--- Provided records ---
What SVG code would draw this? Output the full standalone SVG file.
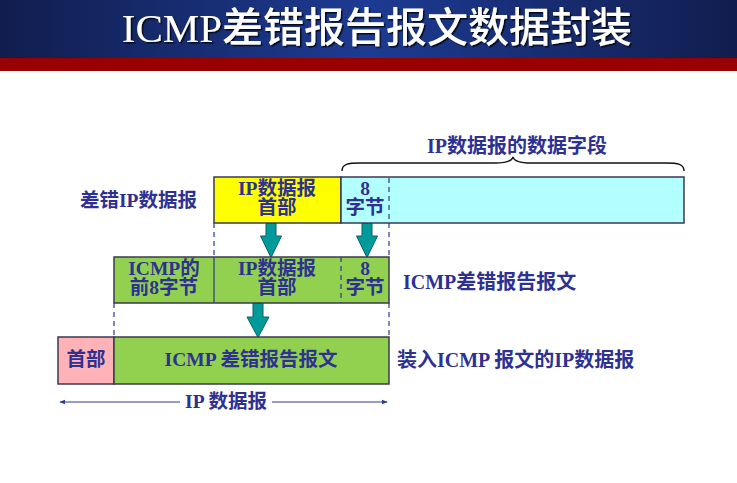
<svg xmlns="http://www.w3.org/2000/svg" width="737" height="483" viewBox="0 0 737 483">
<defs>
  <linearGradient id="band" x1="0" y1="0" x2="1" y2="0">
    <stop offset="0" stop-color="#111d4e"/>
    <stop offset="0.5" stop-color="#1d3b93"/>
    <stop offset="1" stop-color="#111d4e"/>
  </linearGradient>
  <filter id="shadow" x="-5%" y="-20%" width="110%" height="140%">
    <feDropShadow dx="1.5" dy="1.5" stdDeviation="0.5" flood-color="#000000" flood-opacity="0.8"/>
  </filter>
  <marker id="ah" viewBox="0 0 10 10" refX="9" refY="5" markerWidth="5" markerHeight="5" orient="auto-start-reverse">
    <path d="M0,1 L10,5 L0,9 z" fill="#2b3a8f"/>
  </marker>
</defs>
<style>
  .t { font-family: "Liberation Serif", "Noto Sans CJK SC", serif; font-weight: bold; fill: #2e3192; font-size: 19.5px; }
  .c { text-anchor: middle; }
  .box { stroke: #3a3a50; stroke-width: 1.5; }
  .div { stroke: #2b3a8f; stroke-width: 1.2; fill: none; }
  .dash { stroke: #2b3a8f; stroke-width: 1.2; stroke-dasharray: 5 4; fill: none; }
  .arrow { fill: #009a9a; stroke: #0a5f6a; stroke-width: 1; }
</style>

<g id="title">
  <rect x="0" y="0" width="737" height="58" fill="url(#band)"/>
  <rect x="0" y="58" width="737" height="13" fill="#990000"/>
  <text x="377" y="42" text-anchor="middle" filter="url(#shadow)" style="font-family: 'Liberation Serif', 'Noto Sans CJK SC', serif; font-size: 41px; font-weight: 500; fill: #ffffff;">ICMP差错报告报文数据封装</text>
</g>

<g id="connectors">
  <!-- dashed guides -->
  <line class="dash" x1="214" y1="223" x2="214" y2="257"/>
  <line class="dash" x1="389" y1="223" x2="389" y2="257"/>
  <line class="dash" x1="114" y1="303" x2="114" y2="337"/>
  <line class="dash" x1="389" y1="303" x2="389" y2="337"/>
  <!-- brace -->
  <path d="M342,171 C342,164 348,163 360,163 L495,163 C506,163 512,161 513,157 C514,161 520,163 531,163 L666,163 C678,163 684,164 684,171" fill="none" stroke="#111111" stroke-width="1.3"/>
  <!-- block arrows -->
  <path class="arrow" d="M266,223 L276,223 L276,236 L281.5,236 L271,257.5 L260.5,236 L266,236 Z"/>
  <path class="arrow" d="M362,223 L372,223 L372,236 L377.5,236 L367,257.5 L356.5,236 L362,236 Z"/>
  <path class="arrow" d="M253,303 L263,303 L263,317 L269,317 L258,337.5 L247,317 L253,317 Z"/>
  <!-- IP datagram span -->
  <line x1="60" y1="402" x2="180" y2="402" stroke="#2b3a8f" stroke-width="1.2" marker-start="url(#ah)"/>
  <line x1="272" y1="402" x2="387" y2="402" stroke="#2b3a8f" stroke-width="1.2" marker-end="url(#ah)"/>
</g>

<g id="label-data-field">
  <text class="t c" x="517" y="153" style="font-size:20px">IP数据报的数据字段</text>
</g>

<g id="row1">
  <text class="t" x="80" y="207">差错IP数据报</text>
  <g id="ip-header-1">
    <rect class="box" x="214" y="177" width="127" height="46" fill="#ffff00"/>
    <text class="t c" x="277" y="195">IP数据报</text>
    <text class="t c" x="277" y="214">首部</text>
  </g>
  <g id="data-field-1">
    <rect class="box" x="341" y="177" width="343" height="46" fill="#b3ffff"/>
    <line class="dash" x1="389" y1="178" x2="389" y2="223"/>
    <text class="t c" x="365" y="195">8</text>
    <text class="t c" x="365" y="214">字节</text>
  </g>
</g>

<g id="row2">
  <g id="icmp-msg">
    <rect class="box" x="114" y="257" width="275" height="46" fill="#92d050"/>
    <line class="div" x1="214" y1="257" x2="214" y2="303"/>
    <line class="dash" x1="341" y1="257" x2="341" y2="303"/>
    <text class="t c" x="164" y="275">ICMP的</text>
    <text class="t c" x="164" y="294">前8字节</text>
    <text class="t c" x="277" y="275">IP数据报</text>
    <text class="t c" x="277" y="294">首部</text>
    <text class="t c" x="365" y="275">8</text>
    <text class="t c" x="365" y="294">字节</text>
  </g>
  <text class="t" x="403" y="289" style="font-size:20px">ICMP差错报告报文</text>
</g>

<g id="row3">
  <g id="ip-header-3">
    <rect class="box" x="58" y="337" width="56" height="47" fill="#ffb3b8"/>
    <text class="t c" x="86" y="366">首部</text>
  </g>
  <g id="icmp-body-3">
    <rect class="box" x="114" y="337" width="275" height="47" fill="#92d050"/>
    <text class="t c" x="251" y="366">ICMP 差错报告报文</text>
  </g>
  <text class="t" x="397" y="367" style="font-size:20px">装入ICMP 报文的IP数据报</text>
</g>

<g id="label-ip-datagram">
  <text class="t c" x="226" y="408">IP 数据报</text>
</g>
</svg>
---
--- Provided records ---
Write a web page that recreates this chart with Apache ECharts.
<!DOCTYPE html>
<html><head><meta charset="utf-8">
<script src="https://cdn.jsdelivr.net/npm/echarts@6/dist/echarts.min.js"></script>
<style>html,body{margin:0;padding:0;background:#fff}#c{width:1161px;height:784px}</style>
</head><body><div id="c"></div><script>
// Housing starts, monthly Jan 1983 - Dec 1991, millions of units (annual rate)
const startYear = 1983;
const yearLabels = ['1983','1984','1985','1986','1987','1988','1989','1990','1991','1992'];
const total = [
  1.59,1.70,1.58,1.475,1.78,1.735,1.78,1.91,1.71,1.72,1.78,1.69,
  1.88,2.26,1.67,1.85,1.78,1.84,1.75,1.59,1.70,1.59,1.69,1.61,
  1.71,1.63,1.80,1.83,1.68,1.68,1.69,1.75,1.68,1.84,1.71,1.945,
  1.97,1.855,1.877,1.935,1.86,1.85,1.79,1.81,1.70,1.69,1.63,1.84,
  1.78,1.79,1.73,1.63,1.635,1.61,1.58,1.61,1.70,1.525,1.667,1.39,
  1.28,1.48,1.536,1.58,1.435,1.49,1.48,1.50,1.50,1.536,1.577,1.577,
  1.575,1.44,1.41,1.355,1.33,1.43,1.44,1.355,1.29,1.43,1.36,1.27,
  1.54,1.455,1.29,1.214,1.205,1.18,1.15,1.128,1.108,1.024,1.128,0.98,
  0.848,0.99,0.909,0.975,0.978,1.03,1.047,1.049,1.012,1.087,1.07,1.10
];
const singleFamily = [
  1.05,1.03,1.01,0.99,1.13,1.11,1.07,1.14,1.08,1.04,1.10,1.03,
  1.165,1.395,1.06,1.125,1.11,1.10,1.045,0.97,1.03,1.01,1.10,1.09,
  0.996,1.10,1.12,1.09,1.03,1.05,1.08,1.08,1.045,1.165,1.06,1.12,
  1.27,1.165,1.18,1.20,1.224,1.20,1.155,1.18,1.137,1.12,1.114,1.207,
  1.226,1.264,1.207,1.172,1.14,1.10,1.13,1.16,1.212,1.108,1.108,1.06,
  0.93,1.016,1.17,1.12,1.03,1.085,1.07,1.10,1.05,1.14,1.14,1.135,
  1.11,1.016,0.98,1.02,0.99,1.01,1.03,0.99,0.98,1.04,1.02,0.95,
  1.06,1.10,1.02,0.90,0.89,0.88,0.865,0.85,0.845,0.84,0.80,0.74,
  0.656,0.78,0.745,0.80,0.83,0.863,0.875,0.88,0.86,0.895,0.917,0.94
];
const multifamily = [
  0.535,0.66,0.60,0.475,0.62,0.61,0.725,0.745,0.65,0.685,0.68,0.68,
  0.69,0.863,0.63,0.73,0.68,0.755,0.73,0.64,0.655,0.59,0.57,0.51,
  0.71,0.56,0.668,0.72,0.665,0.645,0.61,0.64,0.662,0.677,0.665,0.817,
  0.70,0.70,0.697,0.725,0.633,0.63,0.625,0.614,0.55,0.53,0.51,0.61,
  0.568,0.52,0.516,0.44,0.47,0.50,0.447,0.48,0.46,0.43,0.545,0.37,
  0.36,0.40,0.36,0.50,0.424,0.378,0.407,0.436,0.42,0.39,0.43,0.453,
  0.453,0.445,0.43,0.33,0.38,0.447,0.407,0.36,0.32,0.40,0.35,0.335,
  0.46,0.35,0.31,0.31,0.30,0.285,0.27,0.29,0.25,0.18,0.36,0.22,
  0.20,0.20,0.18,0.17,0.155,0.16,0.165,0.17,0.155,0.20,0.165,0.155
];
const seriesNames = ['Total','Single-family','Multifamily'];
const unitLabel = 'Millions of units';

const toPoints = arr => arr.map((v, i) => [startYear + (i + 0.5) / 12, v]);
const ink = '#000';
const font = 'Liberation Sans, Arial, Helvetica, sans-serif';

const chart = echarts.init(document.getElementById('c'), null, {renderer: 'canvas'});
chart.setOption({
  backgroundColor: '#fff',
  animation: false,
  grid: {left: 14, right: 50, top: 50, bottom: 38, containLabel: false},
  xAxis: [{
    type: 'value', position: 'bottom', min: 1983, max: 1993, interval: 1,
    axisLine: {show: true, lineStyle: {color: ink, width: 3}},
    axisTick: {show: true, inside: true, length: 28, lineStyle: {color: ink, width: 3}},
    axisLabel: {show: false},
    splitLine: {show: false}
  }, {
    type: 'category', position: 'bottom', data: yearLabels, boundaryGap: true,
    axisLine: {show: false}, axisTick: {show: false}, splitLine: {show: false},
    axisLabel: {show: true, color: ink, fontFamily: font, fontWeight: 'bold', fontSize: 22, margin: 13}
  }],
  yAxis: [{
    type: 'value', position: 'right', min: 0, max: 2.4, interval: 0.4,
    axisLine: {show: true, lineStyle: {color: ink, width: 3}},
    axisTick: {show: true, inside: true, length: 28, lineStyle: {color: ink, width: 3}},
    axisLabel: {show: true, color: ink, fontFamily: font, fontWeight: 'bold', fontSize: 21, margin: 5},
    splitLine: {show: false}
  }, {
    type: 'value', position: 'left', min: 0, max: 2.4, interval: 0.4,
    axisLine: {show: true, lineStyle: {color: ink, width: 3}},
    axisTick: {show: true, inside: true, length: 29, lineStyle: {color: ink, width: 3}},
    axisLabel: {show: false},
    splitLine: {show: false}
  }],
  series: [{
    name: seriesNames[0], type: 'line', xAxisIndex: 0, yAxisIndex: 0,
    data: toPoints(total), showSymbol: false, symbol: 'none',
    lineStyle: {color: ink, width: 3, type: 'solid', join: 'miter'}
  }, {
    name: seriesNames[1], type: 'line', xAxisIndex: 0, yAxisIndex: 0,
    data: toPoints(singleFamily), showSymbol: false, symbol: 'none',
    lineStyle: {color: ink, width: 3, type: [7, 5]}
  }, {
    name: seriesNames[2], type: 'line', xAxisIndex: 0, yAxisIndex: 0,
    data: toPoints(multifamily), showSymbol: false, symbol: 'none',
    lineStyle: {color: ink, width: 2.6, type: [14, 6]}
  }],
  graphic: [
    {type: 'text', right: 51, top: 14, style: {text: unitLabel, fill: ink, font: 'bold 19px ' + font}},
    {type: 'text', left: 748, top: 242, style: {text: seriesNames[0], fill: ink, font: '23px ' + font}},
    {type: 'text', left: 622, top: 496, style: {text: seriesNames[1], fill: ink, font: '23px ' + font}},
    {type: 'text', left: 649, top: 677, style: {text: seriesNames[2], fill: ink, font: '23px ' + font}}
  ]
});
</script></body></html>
---
> [Written problem]:
Take each line containing the string "this" and copy it out.

> [Answer to the problem]:
What SVG code would draw this? Output the full standalone SVG file.
Write a web page that recreates this chart with Apache ECharts.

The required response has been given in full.